■ **Stated exercise**:
Starting at the first line of the data, please print exactly those lines through the one that holds "[0.807,0.106],[0.939,0.122],[1.067,0.134],[1.201,0.146]];", omitting every picture.
----- Material
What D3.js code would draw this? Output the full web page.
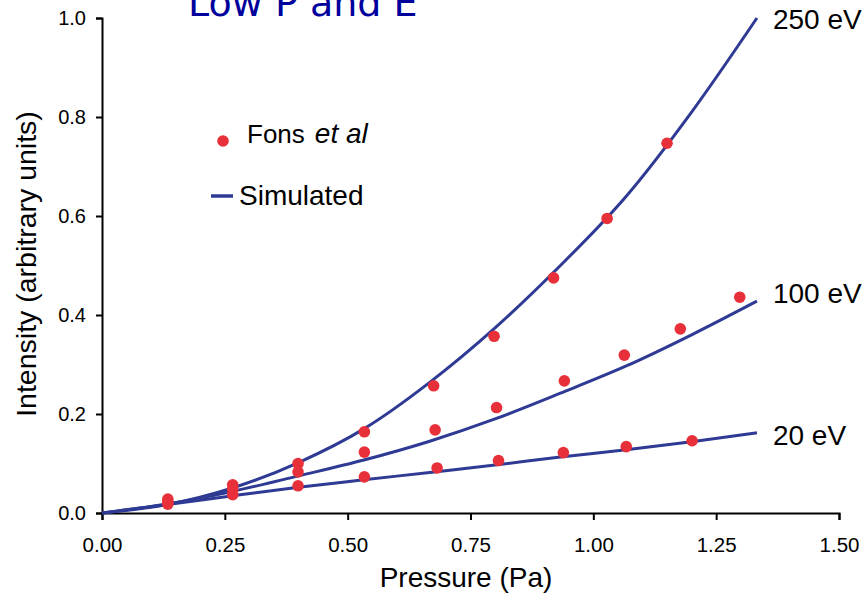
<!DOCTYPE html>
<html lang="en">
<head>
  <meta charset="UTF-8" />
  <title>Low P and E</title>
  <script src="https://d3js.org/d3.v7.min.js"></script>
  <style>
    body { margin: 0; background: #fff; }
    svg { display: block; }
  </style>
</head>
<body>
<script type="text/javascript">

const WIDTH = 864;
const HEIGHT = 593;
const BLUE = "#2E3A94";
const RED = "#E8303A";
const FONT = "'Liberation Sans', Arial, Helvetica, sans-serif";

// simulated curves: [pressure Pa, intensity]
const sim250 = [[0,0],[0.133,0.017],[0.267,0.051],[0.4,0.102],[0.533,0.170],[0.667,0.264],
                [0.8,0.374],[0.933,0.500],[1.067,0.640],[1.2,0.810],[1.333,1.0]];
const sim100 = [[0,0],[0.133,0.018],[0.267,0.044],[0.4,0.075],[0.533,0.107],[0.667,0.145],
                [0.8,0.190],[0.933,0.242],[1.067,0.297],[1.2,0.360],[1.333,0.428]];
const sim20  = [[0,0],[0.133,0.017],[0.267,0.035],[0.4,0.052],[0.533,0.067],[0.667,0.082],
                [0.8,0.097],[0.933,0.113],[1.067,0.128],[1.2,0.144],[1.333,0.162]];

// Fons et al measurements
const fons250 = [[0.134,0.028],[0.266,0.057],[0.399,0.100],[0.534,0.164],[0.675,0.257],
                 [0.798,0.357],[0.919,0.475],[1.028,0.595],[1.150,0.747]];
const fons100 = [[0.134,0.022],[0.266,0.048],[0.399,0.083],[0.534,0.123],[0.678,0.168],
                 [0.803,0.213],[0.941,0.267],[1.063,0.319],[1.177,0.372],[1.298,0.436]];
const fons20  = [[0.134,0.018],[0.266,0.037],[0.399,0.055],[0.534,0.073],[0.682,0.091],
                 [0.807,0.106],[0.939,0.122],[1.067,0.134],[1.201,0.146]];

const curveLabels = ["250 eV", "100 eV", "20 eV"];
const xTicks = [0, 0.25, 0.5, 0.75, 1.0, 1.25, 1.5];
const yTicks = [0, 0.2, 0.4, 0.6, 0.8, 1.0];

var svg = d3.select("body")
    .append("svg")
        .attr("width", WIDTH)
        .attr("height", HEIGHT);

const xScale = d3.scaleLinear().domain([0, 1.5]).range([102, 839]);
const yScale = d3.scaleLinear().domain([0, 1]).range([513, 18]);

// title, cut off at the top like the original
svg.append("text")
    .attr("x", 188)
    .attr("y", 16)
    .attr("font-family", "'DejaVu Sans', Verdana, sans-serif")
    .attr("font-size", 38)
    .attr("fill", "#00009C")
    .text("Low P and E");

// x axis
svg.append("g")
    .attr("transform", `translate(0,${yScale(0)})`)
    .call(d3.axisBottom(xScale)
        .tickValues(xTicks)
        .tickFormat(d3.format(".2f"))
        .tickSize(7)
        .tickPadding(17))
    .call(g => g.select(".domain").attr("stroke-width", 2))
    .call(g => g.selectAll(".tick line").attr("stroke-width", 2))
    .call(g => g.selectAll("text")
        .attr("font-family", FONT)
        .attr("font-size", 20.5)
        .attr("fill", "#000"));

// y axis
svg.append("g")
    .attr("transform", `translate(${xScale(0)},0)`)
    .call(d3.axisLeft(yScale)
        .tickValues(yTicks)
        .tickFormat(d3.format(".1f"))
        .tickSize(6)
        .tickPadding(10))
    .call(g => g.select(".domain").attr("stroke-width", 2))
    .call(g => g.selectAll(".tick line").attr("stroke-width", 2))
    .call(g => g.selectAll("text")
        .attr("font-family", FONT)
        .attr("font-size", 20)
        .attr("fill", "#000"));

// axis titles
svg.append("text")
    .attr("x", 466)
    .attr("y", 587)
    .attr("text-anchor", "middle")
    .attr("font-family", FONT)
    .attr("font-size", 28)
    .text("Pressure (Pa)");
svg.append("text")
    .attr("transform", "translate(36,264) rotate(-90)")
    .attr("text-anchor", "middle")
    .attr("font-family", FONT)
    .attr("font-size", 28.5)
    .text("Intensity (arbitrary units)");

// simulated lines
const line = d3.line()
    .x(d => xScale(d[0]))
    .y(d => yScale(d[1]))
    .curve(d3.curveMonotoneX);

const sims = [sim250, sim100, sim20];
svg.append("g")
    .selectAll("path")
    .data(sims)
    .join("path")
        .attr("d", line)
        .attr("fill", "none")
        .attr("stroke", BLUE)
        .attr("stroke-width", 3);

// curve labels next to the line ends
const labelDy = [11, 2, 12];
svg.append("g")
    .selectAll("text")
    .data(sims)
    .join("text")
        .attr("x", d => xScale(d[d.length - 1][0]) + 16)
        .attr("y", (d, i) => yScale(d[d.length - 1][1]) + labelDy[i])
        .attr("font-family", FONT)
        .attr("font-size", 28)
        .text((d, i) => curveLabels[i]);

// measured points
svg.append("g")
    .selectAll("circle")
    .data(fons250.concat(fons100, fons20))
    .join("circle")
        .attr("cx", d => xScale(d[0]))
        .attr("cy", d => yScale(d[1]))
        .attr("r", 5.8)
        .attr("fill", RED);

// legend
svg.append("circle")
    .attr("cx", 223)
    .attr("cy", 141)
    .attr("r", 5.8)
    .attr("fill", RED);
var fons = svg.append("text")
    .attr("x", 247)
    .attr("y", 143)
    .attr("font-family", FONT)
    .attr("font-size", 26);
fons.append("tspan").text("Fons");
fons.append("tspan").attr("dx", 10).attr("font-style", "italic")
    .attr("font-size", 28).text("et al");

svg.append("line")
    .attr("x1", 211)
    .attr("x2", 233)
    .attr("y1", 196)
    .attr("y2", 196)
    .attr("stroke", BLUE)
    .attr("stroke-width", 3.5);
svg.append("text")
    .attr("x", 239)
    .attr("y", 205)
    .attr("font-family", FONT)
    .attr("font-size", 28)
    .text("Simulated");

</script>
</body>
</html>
----------
■ **Output of the exercise**:
What D3.js code would draw this? Output the full web page.
<!DOCTYPE html>
<html lang="en">
<head>
  <meta charset="UTF-8" />
  <title>Low P and E</title>
  <script src="https://d3js.org/d3.v7.min.js"></script>
  <style>
    body { margin: 0; background: #fff; }
    svg { display: block; }
  </style>
</head>
<body>
<script type="text/javascript">

const WIDTH = 864;
const HEIGHT = 593;
const BLUE = "#2E3A94";
const RED = "#E8303A";
const FONT = "'Liberation Sans', Arial, Helvetica, sans-serif";

// simulated curves: [pressure Pa, intensity]
const sim250 = [[0,0],[0.133,0.017],[0.267,0.051],[0.4,0.102],[0.533,0.170],[0.667,0.264],
                [0.8,0.374],[0.933,0.500],[1.067,0.640],[1.2,0.810],[1.333,1.0]];
const sim100 = [[0,0],[0.133,0.018],[0.267,0.044],[0.4,0.075],[0.533,0.107],[0.667,0.145],
                [0.8,0.190],[0.933,0.242],[1.067,0.297],[1.2,0.360],[1.333,0.428]];
const sim20  = [[0,0],[0.133,0.017],[0.267,0.035],[0.4,0.052],[0.533,0.067],[0.667,0.082],
                [0.8,0.097],[0.933,0.113],[1.067,0.128],[1.2,0.144],[1.333,0.162]];

// Fons et al measurements
const fons250 = [[0.134,0.028],[0.266,0.057],[0.399,0.100],[0.534,0.164],[0.675,0.257],
                 [0.798,0.357],[0.919,0.475],[1.028,0.595],[1.150,0.747]];
const fons100 = [[0.134,0.022],[0.266,0.048],[0.399,0.083],[0.534,0.123],[0.678,0.168],
                 [0.803,0.213],[0.941,0.267],[1.063,0.319],[1.177,0.372],[1.298,0.436]];
const fons20  = [[0.134,0.018],[0.266,0.037],[0.399,0.055],[0.534,0.073],[0.682,0.091],
                 [0.807,0.106],[0.939,0.122],[1.067,0.134],[1.201,0.146]];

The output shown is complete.